- _Exercise description_: Copy nothing but the text: reproduce each line of the listing exactly and leave the pictures out.

- _Information provided_:
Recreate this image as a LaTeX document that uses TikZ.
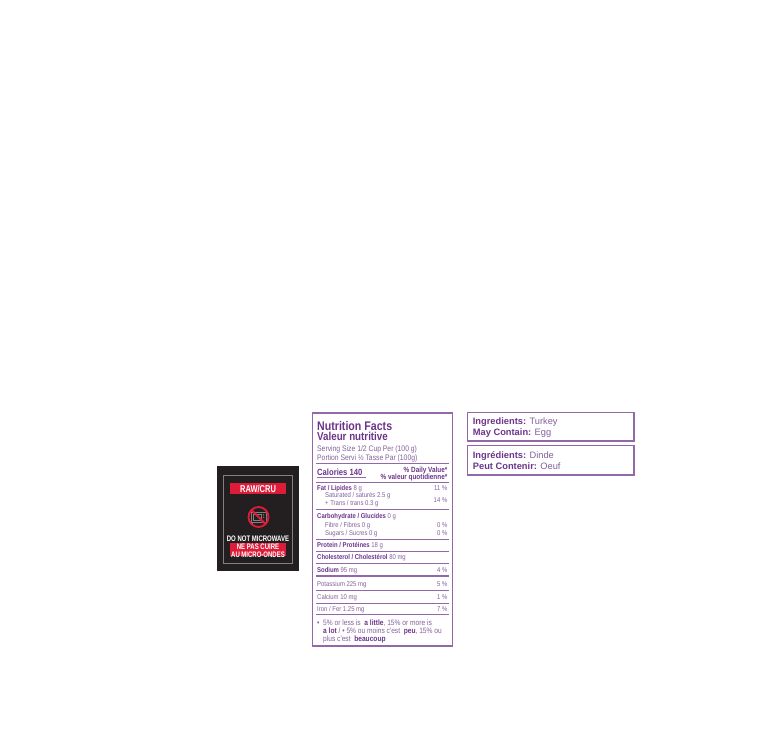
\documentclass[tikz,border=0pt]{standalone}
\usepackage{fontspec}
\setmainfont{Liberation Sans}
\newfontfamily\nfcond[FakeStretch=0.85]{Liberation Sans}
\newfontfamily\rawcond[FakeStretch=0.75]{Liberation Sans}
\usepackage{xcolor}
\definecolor{nfPurple}{RGB}{108,52,138}
\definecolor{nfText}{RGB}{132,96,156}
\definecolor{nfRule}{RGB}{146,104,170}
\definecolor{rawBlack}{RGB}{35,31,32}
\definecolor{rawRed}{RGB}{222,28,58}
\definecolor{rawGrey}{RGB}{128,128,128}
\newcommand{\nfbold}[1]{{\bfseries\color{nfPurple}#1}}

\begin{document}
\begin{tikzpicture}[x=1pt,y=-1pt,
    nfbox/.style={draw=nfRule,line width=1.1pt},
    nfrule/.style={draw=nfRule,line width=0.6pt},
    nfthick/.style={draw=nfRule,line width=1.6pt},
    nftxt/.style={inner sep=0pt,anchor=base west,text=nfText,font=\nfcond\fontsize{7}{8}\selectfont},
    nfpct/.style={nftxt,anchor=base east},
    nfhead/.style={inner sep=0pt,anchor=base west,text=nfPurple,font=\nfcond\bfseries\fontsize{#1}{#1}\selectfont},
    rawtxt/.style={inner sep=0pt,anchor=base,text=white,font=\rawcond\bfseries\fontsize{#1}{#1}\selectfont},
    ingtxt/.style={inner sep=0pt,anchor=base west,text=nfText,font=\fontsize{9.3}{11}\selectfont}]
    % page
    \fill[white] (0,0) rectangle (768,741);
    \useasboundingbox (0,0) rectangle (768,741);

    % RAW/CRU label
    \fill[rawBlack] (217,466) rectangle (299,570.5);
    \draw[rawGrey,line width=0.7pt] (223.5,475) rectangle (292.5,563);
    \fill[rawRed] (230,483) rectangle (286,494);
    \node[rawtxt=10] (raw) at (258,492.2) {RAW/CRU};
    % no microwave icon
    \draw[rawGrey,line width=0.8pt] (251,512) rectangle (266,522.5);
    \draw[rawGrey,line width=0.6pt] (253,514) rectangle (261.5,520.5);
    \fill[rawGrey] (263.6,514.8) circle (0.7) (263.6,517.2) circle (0.7);
    \draw[rawGrey,line width=0.6pt] (252,522.5) -- (252,524) (265,522.5) -- (265,524);
    \draw[rawRed,line width=1.8pt] (258.5,517) circle (10);
    \draw[rawRed,line width=1.8pt] (251.4,509.9) -- (265.6,524.1);
    \node[rawtxt=8] (nomw) at (258,541.7) {DO NOT MICROWAVE};
    \fill[rawRed] (229.5,542.8) rectangle (285.5,555.5);
    \node[rawtxt=8] (nepas) at (258,549.6) {NE PAS CUIRE};
    \node[rawtxt=8] (aumicro) at (258,557) {AU MICRO-ONDES};

    % Nutrition Facts table
    \draw[nfbox] (312.7,413) rectangle (452.7,646);
    \node[nfhead=12.5] (nf) at (317,430) {Nutrition Facts};
    \node[nfhead=11.5] (vn) at (317,440) {Valeur nutritive};
    \node[nftxt,font=\nfcond\fontsize{8}{9}\selectfont] (serv) at (317,451) {Serving Size 1/2 Cup Per (100 g)};
    \node[nftxt,font=\nfcond\fontsize{8}{9}\selectfont] (port) at (317,460) {Portion Servi ½ Tasse Par (100g)};
    \draw[nfthick] (316,463.5) -- (448.5,463.5);

    \node[nfhead=9] (cal) at (317,475) {Calories 140};
    \draw[draw=nfRule,line width=1pt] (317,477.2) -- (365.5,477.2);
    \node[nfpct,font=\nfcond\bfseries\fontsize{7.5}{8}\selectfont,text=nfPurple] (dv) at (447.5,472.5) {\% Daily Value*};
    \node[nfpct,font=\nfcond\bfseries\fontsize{7.5}{8}\selectfont,text=nfPurple] (vq) at (447.5,479.5) {\% valeur quotidienne*};
    \draw[nfrule] (316,482.5) -- (448.5,482.5);

    % Fat
    \node[nftxt] (fat) at (317,490.5) {\nfbold{Fat / Lipides} 8 g};
    \node[nfpct] (fatp) at (447.5,490.5) {11 \%};
    \node[nftxt] (sat) at (325,497.5) {Saturated / saturés 2.5 g};
    \node[nftxt] (trans) at (325,505.5) {+ Trans / trans 0.3 g};
    \node[nfpct] (satp) at (447.5,502) {14 \%};
    \draw[nfrule] (316,509.5) -- (448.5,509.5);

    % Carbohydrate
    \node[nftxt] (carb) at (317,518.5) {\nfbold{Carbohydrate / Glucides} 0 g};
    \node[nftxt] (fibre) at (325,527.5) {Fibre / Fibres 0 g};
    \node[nfpct] (fibrep) at (447.5,527.5) {0 \%};
    \node[nftxt] (sugar) at (325,535.5) {Sugars / Sucres 0 g};
    \node[nfpct] (sugarp) at (447.5,535.5) {0 \%};
    \draw[nfrule] (316,539.5) -- (448.5,539.5);

    \node[nftxt] (prot) at (317,547.5) {\nfbold{Protein / Protéines} 18 g};
    \draw[nfrule] (316,551.5) -- (448.5,551.5);
    \node[nftxt] (chol) at (317,559.5) {\nfbold{Cholesterol / Cholestérol} 80 mg};
    \draw[nfrule] (316,563.5) -- (448.5,563.5);
    \node[nftxt] (sod) at (317,572) {\nfbold{Sodium} 95 mg};
    \node[nfpct] (sodp) at (447.5,572) {4 \%};
    \draw[nfthick] (316,576) -- (448.5,576);

    % Minerals
    \node[nftxt] (pot) at (317,586) {Potassium 225 mg};
    \node[nfpct] (potp) at (447.5,586) {5 \%};
    \draw[nfrule] (316,590) -- (448.5,590);
    \node[nftxt] (calc) at (317,599.5) {Calcium 10 mg};
    \node[nfpct] (calcp) at (447.5,599.5) {1 \%};
    \draw[nfrule] (316,603) -- (448.5,603);
    \node[nftxt] (iron) at (317,611) {Iron / Fer 1.25 mg};
    \node[nfpct] (ironp) at (447.5,611) {7 \%};
    \draw[nfthick] (316,614.5) -- (448.5,614.5);

    % footnote
    \node[nftxt,font=\nfcond\fontsize{7.8}{9}\selectfont] (fbul) at (317,625) {•};
    \node[nftxt,font=\nfcond\fontsize{7.8}{9}\selectfont] (foot1) at (323,625) {5\% or less is\ \ \nfbold{a little}, 15\% or more is};
    \node[nftxt,font=\nfcond\fontsize{7.8}{9}\selectfont] (foot2) at (323,633) {\nfbold{a lot} / • 5\% ou moins c'est\ \ \nfbold{peu}, 15\% ou};
    \node[nftxt,font=\nfcond\fontsize{7.8}{9}\selectfont] (foot3) at (323,641) {plus c'est\ \ \nfbold{beaucoup}};

    % Ingredients (English)
    \draw[nfbox] (467.3,412.3) rectangle (634,441);
    \node[ingtxt] (ingen) at (472.7,424.5) {\nfbold{Ingredients:} Turkey};
    \node[ingtxt] (mayen) at (472.7,435) {\nfbold{May Contain:} Egg};

    % Ingredients (French)
    \draw[nfbox] (467.3,445.7) rectangle (634,475);
    \node[ingtxt] (ingfr) at (472.7,458.5) {\nfbold{Ingrédients:} Dinde};
    \node[ingtxt] (peutfr) at (472.7,469.5) {\nfbold{Peut Contenir:} Oeuf};
\end{tikzpicture}
\end{document}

- _Answer to the problem_:
Recreate this image as a LaTeX document that uses TikZ.
\documentclass[tikz,border=0pt]{standalone}
\usepackage{fontspec}
\setmainfont{Liberation Sans}
\newfontfamily\nfcond[FakeStretch=0.85]{Liberation Sans}
\newfontfamily\rawcond[FakeStretch=0.75]{Liberation Sans}
\usepackage{xcolor}
\definecolor{nfPurple}{RGB}{108,52,138}
\definecolor{nfText}{RGB}{132,96,156}
\definecolor{nfRule}{RGB}{146,104,170}
\definecolor{rawBlack}{RGB}{35,31,32}
\definecolor{rawRed}{RGB}{222,28,58}
\definecolor{rawGrey}{RGB}{128,128,128}
\newcommand{\nfbold}[1]{{\bfseries\color{nfPurple}#1}}

\begin{document}
\begin{tikzpicture}[x=1pt,y=-1pt,
    nfbox/.style={draw=nfRule,line width=1.1pt},
    nfrule/.style={draw=nfRule,line width=0.6pt},
    nfthick/.style={draw=nfRule,line width=1.6pt},
    nftxt/.style={inner sep=0pt,anchor=base west,text=nfText,font=\nfcond\fontsize{7}{8}\selectfont},
    nfpct/.style={nftxt,anchor=base east},
    nfhead/.style={inner sep=0pt,anchor=base west,text=nfPurple,font=\nfcond\bfseries\fontsize{#1}{#1}\selectfont},
    rawtxt/.style={inner sep=0pt,anchor=base,text=white,font=\rawcond\bfseries\fontsize{#1}{#1}\selectfont},
    ingtxt/.style={inner sep=0pt,anchor=base west,text=nfText,font=\fontsize{9.3}{11}\selectfont}]
    % page
    \fill[white] (0,0) rectangle (768,741);
    \useasboundingbox (0,0) rectangle (768,741);

    % RAW/CRU label
    \fill[rawBlack] (217,466) rectangle (299,570.5);
    \draw[rawGrey,line width=0.7pt] (223.5,475) rectangle (292.5,563);
    \fill[rawRed] (230,483) rectangle (286,494);
    \node[rawtxt=10] (raw) at (258,492.2) {RAW/CRU};
    % no microwave icon
    \draw[rawGrey,line width=0.8pt] (251,512) rectangle (266,522.5);
    \draw[rawGrey,line width=0.6pt] (253,514) rectangle (261.5,520.5);
    \fill[rawGrey] (263.6,514.8) circle (0.7) (263.6,517.2) circle (0.7);
    \draw[rawGrey,line width=0.6pt] (252,522.5) -- (252,524) (265,522.5) -- (265,524);
    \draw[rawRed,line width=1.8pt] (258.5,517) circle (10);
    \draw[rawRed,line width=1.8pt] (251.4,509.9) -- (265.6,524.1);
    \node[rawtxt=8] (nomw) at (258,541.7) {DO NOT MICROWAVE};
    \fill[rawRed] (229.5,542.8) rectangle (285.5,555.5);
    \node[rawtxt=8] (nepas) at (258,549.6) {NE PAS CUIRE};
    \node[rawtxt=8] (aumicro) at (258,557) {AU MICRO-ONDES};

    % Nutrition Facts table
    \draw[nfbox] (312.7,413) rectangle (452.7,646);
    \node[nfhead=12.5] (nf) at (317,430) {Nutrition Facts};
    \node[nfhead=11.5] (vn) at (317,440) {Valeur nutritive};
    \node[nftxt,font=\nfcond\fontsize{8}{9}\selectfont] (serv) at (317,451) {Serving Size 1/2 Cup Per (100 g)};
    \node[nftxt,font=\nfcond\fontsize{8}{9}\selectfont] (port) at (317,460) {Portion Servi ½ Tasse Par (100g)};
    \draw[nfthick] (316,463.5) -- (448.5,463.5);

    \node[nfhead=9] (cal) at (317,475) {Calories 140};
    \draw[draw=nfRule,line width=1pt] (317,477.2) -- (365.5,477.2);
    \node[nfpct,font=\nfcond\bfseries\fontsize{7.5}{8}\selectfont,text=nfPurple] (dv) at (447.5,472.5) {\% Daily Value*};
    \node[nfpct,font=\nfcond\bfseries\fontsize{7.5}{8}\selectfont,text=nfPurple] (vq) at (447.5,479.5) {\% valeur quotidienne*};
    \draw[nfrule] (316,482.5) -- (448.5,482.5);

    % Fat
    \node[nftxt] (fat) at (317,490.5) {\nfbold{Fat / Lipides} 8 g};
    \node[nfpct] (fatp) at (447.5,490.5) {11 \%};
    \node[nftxt] (sat) at (325,497.5) {Saturated / saturés 2.5 g};
    \node[nftxt] (trans) at (325,505.5) {+ Trans / trans 0.3 g};
    \node[nfpct] (satp) at (447.5,502) {14 \%};
    \draw[nfrule] (316,509.5) -- (448.5,509.5);

    % Carbohydrate
    \node[nftxt] (carb) at (317,518.5) {\nfbold{Carbohydrate / Glucides} 0 g};
    \node[nftxt] (fibre) at (325,527.5) {Fibre / Fibres 0 g};
    \node[nfpct] (fibrep) at (447.5,527.5) {0 \%};
    \node[nftxt] (sugar) at (325,535.5) {Sugars / Sucres 0 g};
    \node[nfpct] (sugarp) at (447.5,535.5) {0 \%};
    \draw[nfrule] (316,539.5) -- (448.5,539.5);

    \node[nftxt] (prot) at (317,547.5) {\nfbold{Protein / Protéines} 18 g};
    \draw[nfrule] (316,551.5) -- (448.5,551.5);
    \node[nftxt] (chol) at (317,559.5) {\nfbold{Cholesterol / Cholestérol} 80 mg};
    \draw[nfrule] (316,563.5) -- (448.5,563.5);
    \node[nftxt] (sod) at (317,572) {\nfbold{Sodium} 95 mg};
    \node[nfpct] (sodp) at (447.5,572) {4 \%};
    \draw[nfthick] (316,576) -- (448.5,576);

    % Minerals
    \node[nftxt] (pot) at (317,586) {Potassium 225 mg};
    \node[nfpct] (potp) at (447.5,586) {5 \%};
    \draw[nfrule] (316,590) -- (448.5,590);
    \node[nftxt] (calc) at (317,599.5) {Calcium 10 mg};
    \node[nfpct] (calcp) at (447.5,599.5) {1 \%};
    \draw[nfrule] (316,603) -- (448.5,603);
    \node[nftxt] (iron) at (317,611) {Iron / Fer 1.25 mg};
    \node[nfpct] (ironp) at (447.5,611) {7 \%};
    \draw[nfthick] (316,614.5) -- (448.5,614.5);

    % footnote
    \node[nftxt,font=\nfcond\fontsize{7.8}{9}\selectfont] (fbul) at (317,625) {•};
    \node[nftxt,font=\nfcond\fontsize{7.8}{9}\selectfont] (foot1) at (323,625) {5\% or less is\ \ \nfbold{a little}, 15\% or more is};
    \node[nftxt,font=\nfcond\fontsize{7.8}{9}\selectfont] (foot2) at (323,633) {\nfbold{a lot} / • 5\% ou moins c'est\ \ \nfbold{peu}, 15\% ou};
    \node[nftxt,font=\nfcond\fontsize{7.8}{9}\selectfont] (foot3) at (323,641) {plus c'est\ \ \nfbold{beaucoup}};

    % Ingredients (English)
    \draw[nfbox] (467.3,412.3) rectangle (634,441);
    \node[ingtxt] (ingen) at (472.7,424.5) {\nfbold{Ingredients:} Turkey};
    \node[ingtxt] (mayen) at (472.7,435) {\nfbold{May Contain:} Egg};

    % Ingredients (French)
    \draw[nfbox] (467.3,445.7) rectangle (634,475);
    \node[ingtxt] (ingfr) at (472.7,458.5) {\nfbold{Ingrédients:} Dinde};
    \node[ingtxt] (peutfr) at (472.7,469.5) {\nfbold{Peut Contenir:} Oeuf};
\end{tikzpicture}
\end{document}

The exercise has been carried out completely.